WASHINGTON D.C. — A marathon session is underway in the U.S. Senate as lawmakers debate the $1.9 trillion COVID relief bill passed by the House late last week.
As debate begins, Senate Democrats are pushing for an urgent passing. Sen. Gary Reters (D-Michigan) is calling it critical, as federal unemployment benefits are set to expire in just over a week.
“I still hear from folks all across Michigan daily, people who are struggling or without a job and find difficulties putting food on the table and a roof over their head and rely on unemployment benefits; those benefits will be extended in this package until August 29,” Peters said.
“If we do nothing, they come to an end on March 14, just a few days. Folks need to have certainty, particularly as we've seen just over the last month, the unemployment claims have actually increased in Michigan,” Peters added.

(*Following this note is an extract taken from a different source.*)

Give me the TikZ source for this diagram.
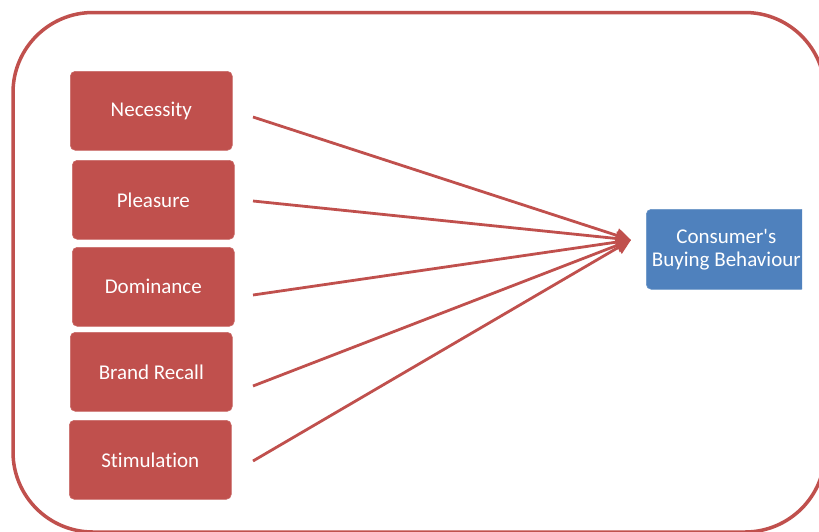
\documentclass[tikz,border=0pt]{standalone}
\usepackage{fontspec}
\setmainfont{Carlito}[Ligatures={TeXOff,NoCommon}]
\usetikzlibrary{arrows.meta}
\definecolor{cred}{HTML}{C0504D}
\definecolor{cblue}{HTML}{4F81BD}
\begin{document}
\begin{tikzpicture}[x=1pt,y=-1pt,
  factor/.style={fill=cred,draw=cred!85!white,line width=0.6pt,rounded corners=5pt,text=white,
    minimum width=162pt,minimum height=79pt,inner sep=0pt,font=\fontsize{21}{25}\selectfont,anchor=north west},
  target/.style={fill=cblue,draw=cblue!85!white,line width=0.6pt,rounded corners=5pt,text=white,
    minimum width=160pt,minimum height=80pt,inner sep=0pt,align=center,font=\fontsize{21}{23}\selectfont,anchor=north west},
  link/.style={draw=cred,line width=2.8pt,-{Triangle[length=15pt,width=14pt]}}]
\useasboundingbox (0,0) rectangle (819,531);
\clip (0,0) rectangle (819,531);
\draw[cred,line width=3.5pt,rounded corners=80pt] (13,12.5) rectangle (825,532);
\node[factor] (nec) at (70,71) {Necessity};
\node[factor] (ple) at (72,160) {Pleasure};
\node[factor] (dom) at (72,247) {Dominance};
\node[factor] (bra) at (70,332) {Brand Recall};
\node[factor] (sti) at (69,420) {Stimulation};
\begin{scope}
\clip (0,0) rectangle (802,531);
\node[target] (cbb) at (646,209) {Consumer's\\Buying Behaviour};
\end{scope}
\coordinate (s1) at (253,117);
\coordinate (s2) at (253,201);
\coordinate (s3) at (253,295);
\coordinate (s4) at (253,386);
\coordinate (s5) at (253,461);
\coordinate (tip) at (631,240);
\foreach \s in {s1,s2,s3,s4,s5} \draw[link] (\s) -- (tip);
\end{tikzpicture}
\end{document}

Debate could last hours if not days, same with the voting afterwards. Time is critical as millions struggle to stay afloat.
Grand Rapids mom of two Jessalynn Johnson joined Senator Peters on a press call Thursday afternoon.
“This pandemic and the events that have happened in the past year to year and a half has put us through unimaginable financial challenges,” Johnson said.
Johnson says she typically works two jobs to make ends meet, but with restrictions keeping one workplace closed, and her kids at home more often, bills are piling up.
Stimulus money could be a game changer for her family.
“In addition to being able to make sure that bills are caught up, I can also use this to help pay down some of my student loan debt, which has been a major burden for me financially,” Johnson added.
The Senate has agreed to one change to the bill, restricting who qualifies for stimulus checks to individuals making less than $80,000 per year.
Meanwhile Republicans appear unified in opposition to the bill. They say it is not targeted toward the pandemic.
“The $1.9 trillion plan has good objectives, but it's massively misdirected, but a lot of the spending is not going to where it's needed, that it's wasteful, that it's adding debt to our next generations,” Sen. Mitt Romney (R-Utah) said.
Democrats will need full support on their side of the aisle to pass the bill back to the House for a final vote.